(Code that draws figures)

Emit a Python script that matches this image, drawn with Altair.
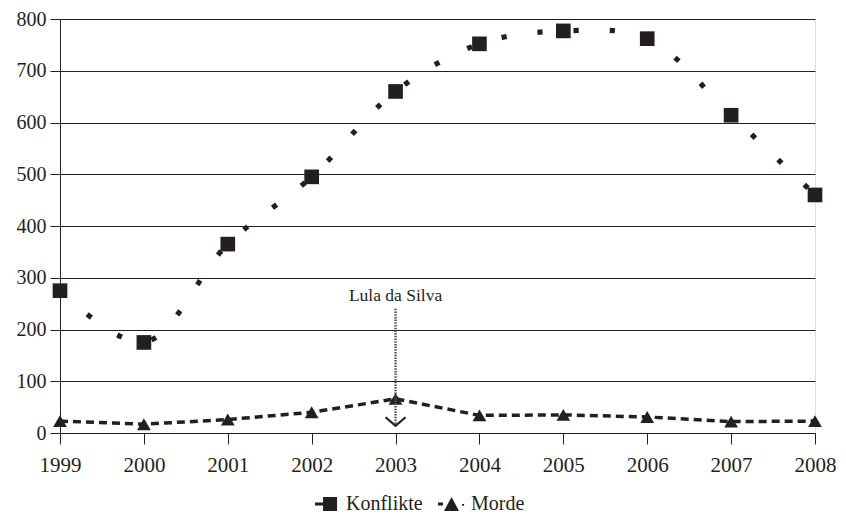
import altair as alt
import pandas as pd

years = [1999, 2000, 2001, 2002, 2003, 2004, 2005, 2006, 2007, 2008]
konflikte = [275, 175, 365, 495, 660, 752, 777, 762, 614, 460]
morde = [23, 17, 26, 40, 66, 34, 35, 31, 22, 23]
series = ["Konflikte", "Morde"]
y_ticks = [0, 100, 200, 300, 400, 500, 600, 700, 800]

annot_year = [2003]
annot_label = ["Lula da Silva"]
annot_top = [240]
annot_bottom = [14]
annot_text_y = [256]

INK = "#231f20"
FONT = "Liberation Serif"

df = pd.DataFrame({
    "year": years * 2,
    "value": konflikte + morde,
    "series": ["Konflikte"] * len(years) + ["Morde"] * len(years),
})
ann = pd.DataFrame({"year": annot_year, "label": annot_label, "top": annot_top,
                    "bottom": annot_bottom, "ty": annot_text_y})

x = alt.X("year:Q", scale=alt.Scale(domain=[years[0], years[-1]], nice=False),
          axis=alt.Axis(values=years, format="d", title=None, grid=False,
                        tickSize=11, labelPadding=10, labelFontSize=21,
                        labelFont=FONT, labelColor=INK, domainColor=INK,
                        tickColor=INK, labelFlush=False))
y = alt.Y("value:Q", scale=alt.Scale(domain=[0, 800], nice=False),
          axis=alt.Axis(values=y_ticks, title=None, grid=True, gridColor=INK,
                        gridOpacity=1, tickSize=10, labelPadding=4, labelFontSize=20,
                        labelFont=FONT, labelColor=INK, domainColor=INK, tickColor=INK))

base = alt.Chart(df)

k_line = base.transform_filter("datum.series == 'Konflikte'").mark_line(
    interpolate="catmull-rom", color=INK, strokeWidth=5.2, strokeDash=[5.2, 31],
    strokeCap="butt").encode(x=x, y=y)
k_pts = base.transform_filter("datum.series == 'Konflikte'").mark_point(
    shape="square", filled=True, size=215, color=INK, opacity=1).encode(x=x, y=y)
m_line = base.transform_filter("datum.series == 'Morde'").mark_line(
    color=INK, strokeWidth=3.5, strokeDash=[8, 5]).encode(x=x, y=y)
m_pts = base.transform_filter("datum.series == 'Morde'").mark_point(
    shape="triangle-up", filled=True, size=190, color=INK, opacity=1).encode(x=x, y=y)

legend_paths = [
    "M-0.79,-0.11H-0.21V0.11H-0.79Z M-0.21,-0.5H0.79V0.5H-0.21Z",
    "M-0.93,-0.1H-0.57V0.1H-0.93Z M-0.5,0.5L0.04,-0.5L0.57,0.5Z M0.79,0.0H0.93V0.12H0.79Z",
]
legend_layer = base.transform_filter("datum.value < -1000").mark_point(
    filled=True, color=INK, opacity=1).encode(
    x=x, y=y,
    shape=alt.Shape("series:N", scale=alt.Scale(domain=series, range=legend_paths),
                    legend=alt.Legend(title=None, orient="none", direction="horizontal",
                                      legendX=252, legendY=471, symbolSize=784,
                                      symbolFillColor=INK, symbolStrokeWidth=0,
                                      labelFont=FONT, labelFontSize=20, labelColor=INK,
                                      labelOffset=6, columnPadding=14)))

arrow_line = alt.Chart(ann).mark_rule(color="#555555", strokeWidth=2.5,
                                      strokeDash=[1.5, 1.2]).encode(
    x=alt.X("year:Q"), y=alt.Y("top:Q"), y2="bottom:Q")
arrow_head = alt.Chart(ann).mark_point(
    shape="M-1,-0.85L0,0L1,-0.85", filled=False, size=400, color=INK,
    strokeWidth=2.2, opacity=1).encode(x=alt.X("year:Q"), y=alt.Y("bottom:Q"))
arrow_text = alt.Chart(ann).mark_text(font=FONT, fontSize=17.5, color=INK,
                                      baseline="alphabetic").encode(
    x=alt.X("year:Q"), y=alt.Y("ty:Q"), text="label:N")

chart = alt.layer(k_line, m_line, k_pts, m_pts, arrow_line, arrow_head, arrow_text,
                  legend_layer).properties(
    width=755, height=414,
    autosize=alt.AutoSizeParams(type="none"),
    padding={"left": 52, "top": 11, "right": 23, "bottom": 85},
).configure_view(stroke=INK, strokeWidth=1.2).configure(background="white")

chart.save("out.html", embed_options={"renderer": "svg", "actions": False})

==

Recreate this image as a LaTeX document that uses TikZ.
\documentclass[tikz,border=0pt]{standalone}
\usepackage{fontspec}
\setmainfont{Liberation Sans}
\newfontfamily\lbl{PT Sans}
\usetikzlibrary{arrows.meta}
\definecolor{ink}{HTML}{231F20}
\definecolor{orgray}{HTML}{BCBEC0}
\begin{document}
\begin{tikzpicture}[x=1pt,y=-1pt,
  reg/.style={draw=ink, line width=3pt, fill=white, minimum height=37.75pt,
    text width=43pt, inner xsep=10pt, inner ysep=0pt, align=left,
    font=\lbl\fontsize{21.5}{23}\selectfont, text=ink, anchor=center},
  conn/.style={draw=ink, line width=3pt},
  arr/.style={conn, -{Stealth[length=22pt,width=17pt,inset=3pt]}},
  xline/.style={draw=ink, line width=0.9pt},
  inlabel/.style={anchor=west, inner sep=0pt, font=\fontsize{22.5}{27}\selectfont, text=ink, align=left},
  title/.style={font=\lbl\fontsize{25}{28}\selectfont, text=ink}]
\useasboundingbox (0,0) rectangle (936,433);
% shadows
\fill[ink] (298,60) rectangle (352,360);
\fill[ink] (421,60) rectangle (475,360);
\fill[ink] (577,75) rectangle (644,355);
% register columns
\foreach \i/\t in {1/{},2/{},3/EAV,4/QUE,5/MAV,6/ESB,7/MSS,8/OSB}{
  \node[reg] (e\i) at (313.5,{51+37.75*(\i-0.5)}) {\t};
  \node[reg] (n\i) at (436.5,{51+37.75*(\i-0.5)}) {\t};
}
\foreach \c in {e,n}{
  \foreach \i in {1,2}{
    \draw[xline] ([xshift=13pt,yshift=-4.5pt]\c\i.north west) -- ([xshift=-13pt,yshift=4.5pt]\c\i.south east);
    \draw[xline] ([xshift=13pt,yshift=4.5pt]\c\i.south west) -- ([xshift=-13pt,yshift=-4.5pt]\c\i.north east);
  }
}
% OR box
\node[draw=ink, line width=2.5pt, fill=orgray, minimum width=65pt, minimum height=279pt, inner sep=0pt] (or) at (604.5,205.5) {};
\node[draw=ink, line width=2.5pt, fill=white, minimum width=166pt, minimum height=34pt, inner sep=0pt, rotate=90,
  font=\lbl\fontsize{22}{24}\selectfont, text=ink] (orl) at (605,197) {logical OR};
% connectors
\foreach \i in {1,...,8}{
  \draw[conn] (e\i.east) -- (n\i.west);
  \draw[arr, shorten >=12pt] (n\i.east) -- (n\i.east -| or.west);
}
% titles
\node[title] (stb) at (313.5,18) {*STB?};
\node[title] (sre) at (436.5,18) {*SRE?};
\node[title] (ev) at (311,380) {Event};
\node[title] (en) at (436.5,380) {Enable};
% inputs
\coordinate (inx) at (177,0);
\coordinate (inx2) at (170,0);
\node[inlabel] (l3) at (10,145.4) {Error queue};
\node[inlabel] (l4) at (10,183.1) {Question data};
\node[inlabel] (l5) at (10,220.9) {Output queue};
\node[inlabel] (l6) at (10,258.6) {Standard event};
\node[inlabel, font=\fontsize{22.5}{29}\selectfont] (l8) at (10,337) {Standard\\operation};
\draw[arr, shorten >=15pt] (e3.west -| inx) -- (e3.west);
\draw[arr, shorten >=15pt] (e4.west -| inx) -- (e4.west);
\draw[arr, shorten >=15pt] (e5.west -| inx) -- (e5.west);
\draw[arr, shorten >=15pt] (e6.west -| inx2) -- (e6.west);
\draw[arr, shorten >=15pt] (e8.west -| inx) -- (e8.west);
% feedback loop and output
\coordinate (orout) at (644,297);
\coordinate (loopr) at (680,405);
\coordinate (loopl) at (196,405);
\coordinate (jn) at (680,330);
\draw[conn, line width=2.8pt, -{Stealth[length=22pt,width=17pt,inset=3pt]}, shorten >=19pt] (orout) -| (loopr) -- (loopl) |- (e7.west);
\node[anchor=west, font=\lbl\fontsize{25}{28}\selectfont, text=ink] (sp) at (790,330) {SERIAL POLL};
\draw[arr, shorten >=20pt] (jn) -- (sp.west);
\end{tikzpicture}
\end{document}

= Exercise details =
What's needed is an exact copy of the records above from the line containing "Emit a Python" down to the line containing "import pandas as pd", both included, without any pictures.

= Solved problem =
Emit a Python script that matches this image, drawn with Altair.
import altair as alt
import pandas as pd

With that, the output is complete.